Everyone who was lined up on Friday to buy an iPhone will get one. Surely some farther back in the line missed those that were in stock and had to order one for another day, but eventually, they will get one. And it will be the same product that that very first person in line received. It’s all the same product.

Though a personal relationship with God is infinitely more important than an iPhone (even if some in our culture might think otherwise), it is true that a personal relationship with God is accessible to all. Unlike an iPhone, this personal relationship cannot be sought by waiting in line, or by paying someone else to wait for you. Whether you have been a Christian your entire life or just for a few days, you are still privy to the same grace.

This Friday not all people were in line just to get themselves an iPhone, some were using the iPhone lines as an opportunity for profit. It’s estimated that at least 200 people in line in New York City were paid to hold a spot in line for someone else.[1] In Sydney, Australia the first twenty people in line were actually people paid to wear t-shirts advertising for various businesses.

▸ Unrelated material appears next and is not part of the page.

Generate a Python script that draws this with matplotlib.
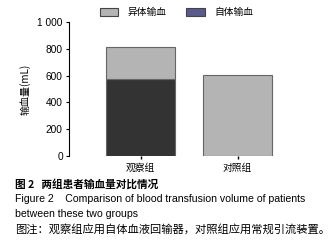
import matplotlib
matplotlib.use("Agg")
import matplotlib.pyplot as plt
from matplotlib.patches import Patch

groups = ["观察组", "对照组"]
auto_blood = [575, 0]
allo_blood = [235, 605]
yticks = [0, 200, 400, 600, 800, 1000]
ytick_labels = ["0", "200", "400", "600", "800", "1 000"]

cjk = ["Noto Sans CJK SC", "DejaVu Sans"]
lat = ["Liberation Sans", "Noto Sans CJK SC"]

fig = plt.figure(figsize=(3.35, 2.46), dpi=100)
ax = fig.add_axes([0.206, 0.366, 0.72, 0.545])

x = [0, 1]
ax.bar(x, auto_blood, width=0.72, color="#333333", edgecolor="#666666", linewidth=0.8)
ax.bar(x, allo_blood, width=0.72, bottom=auto_blood, color="#b4b4b4",
       edgecolor="#666666", linewidth=0.8)

ax.set_xlim(-0.738, 1.75)
ax.set_ylim(0, 1000)
ax.set_yticks(yticks)
ax.set_yticklabels(ytick_labels, family=lat, fontsize=7.3)
ax.set_xticks(x)
ax.set_xticklabels(groups, family=cjk, fontsize=7)
ax.tick_params(axis="y", length=2, width=0.8, pad=2.5)
ax.tick_params(axis="x", length=2, width=1, pad=3)
for s in ["top", "right", "bottom"]:
    ax.spines[s].set_visible(False)
ax.spines["left"].set_linewidth(0.8)
ax.set_ylabel("输血量(mL)", family=cjk, fontsize=7.2, labelpad=5)

handles = [Patch(facecolor="#b4b4b4", edgecolor="#444444", linewidth=0.8, label="异体输血"),
           Patch(facecolor="#5a5a8c", edgecolor="#444444", linewidth=0.8, label="自体输血")]
fig.legend(handles=handles, loc="center", bbox_to_anchor=(0.527, 0.95), ncol=2,
           frameon=False, prop={"family": cjk, "size": 7},
           handlelength=1.9, handleheight=0.9, columnspacing=2.0, handletextpad=1.0)

fig.text(0.045, 1 - 184 / 246, "图 2   两组患者输血量对比情况", family=cjk, fontsize=7.7,
         fontweight="bold", va="center")
fig.text(0.045, 1 - 199 / 246, "Figure 2    Comparison of blood transfusion volume of patients",
         family=lat, fontsize=7.6, va="center")
fig.text(0.045, 1 - 214 / 246, "between these two groups", family=lat, fontsize=7.6, va="center")
fig.text(0.045, 1 - 229 / 246, "图注：观察组应用自体血液回输器，对照组应用常规引流装置。",
         family=cjk, fontsize=8.1, va="center")

fig.savefig("out.png", dpi=100)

Others used these lines as an opportunity to raise support and awareness. In London, a man had one of the front seats for sale in order to raise money for cancer research. In Sydney another line formed next to that of the Apple store, calling themselves a “mock queue.” This line was a “food line,” to draw awareness to how many people in the world are waiting not for technology, but for food. Here we can see a man with a sign that reads, “What does desperation really look like? Show your support and join the mock food queue.”[2]

Being close to Jesus Christ, won’t make you receive more grace, but it does open up opportunities for you to bring others to Christ. Jesus tells us, “Whoever wants to be first must be last of all and servant of all… Whoever welcomes [a] child in my name welcomes me, and whoever welcomes me welcomes not me but the one who sent me.”

How do you use your place to welcome others to Christ? Who will you place in front of yourself in this “line”? May we not be so concerned with our own order or place, but concern ourselves with the uplifting of all people. Amen.